The perfect touring bike has two wheels and a frame with lots of stuff bolted onto it. Yes, I’m being flippant, but it’s not far from the truth. There were six of us on the last tour with a brace of crossers, two tourers, a mountain bike and hybrid.
The machines ranged in age from a couple of months to several decades. Apart from my pannier falling off (my fault, entirely) they all performed their duties without fuss. Although, admittedly, they weren’t exactly being ridden in extreme conditions, the point is they did the job.
The mountain bike, an old Muddy Fox, was probably the heaviest. I’ve never quite understood the hangup with a bike’s weight when the rider weighs so much more. Perhaps I’m missing something? Not that the weight of any of the bikes mattered much as they were all loaded up with clothes and camping equipment.
In practice, there was very little difference between the bikes apart from their off-road capability. Again it wasn’t an issue as we spent the vast majority of the trip on tarmac. However, I know from experience that on anything but the smoothest of unmetalled tracks the tourers are out of their depth. On the other hand, the crossers and my hybrid can cope with most things. It’s the one reason I wouldn’t buy a full-on touring bike.
Talking of my bike, it’s a bit of a mongrel. Mountain bike wheels and gears coupled with a traditional steel touring frame. I built it from parts and it’s served me well. That it works so well is a complete accident. I bought the frame on a whim and then spent ages finding parts that would fit and gradually putting it all together. That was well over ten years ago and it looks its age. It rides well, though and I can’t imagine ever parting with it. Would I like a new bike? Not really. It would seem like a waste of money. I can’t think of anything a new bike would do that my bike can’t.
That doesn’t stop me wanting another bike to play with because I’m curious to find out how cost-effective it would be to buy a cheap bike and update the components. By cheap, I mean under £300. Under £200 is pushing it, but thanks to the winter sales a decent bike can be had for not much more. At this price point the frame is probably going to be the same as more expensive bikes in the same range. Components are where the savings are made.
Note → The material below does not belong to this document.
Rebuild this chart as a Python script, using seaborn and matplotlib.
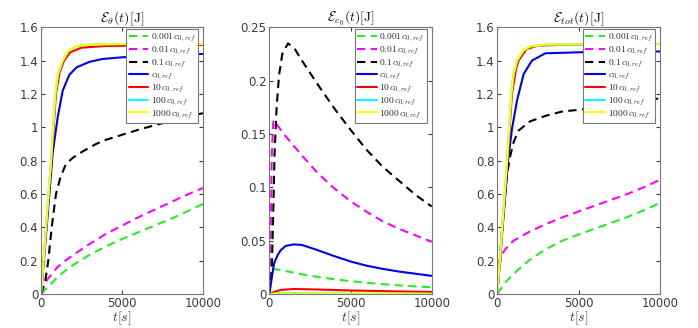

I’ve been looking at hybrids and it’s possible to buy a serviceable bike for around £250. At the time of writing there’s a Schwinn Super Sport Hybrid 2 on Wiggle for £240. The components aren’t top-end but they’re serviceable and easy to replace. There’s a lifetime warranty on the frame, which comes with mounts for both front and rear carriers. My guess is that another £100 would make it into a pretty good budget touring bike.
But then I’m getting carried away. Need must come before want and I don’t need another bike no matter how cheap. I’ve just given myself a good talking to and the credit card is staying in my wallet. So, in summary, the perfect touring bike is the one you’ve already got.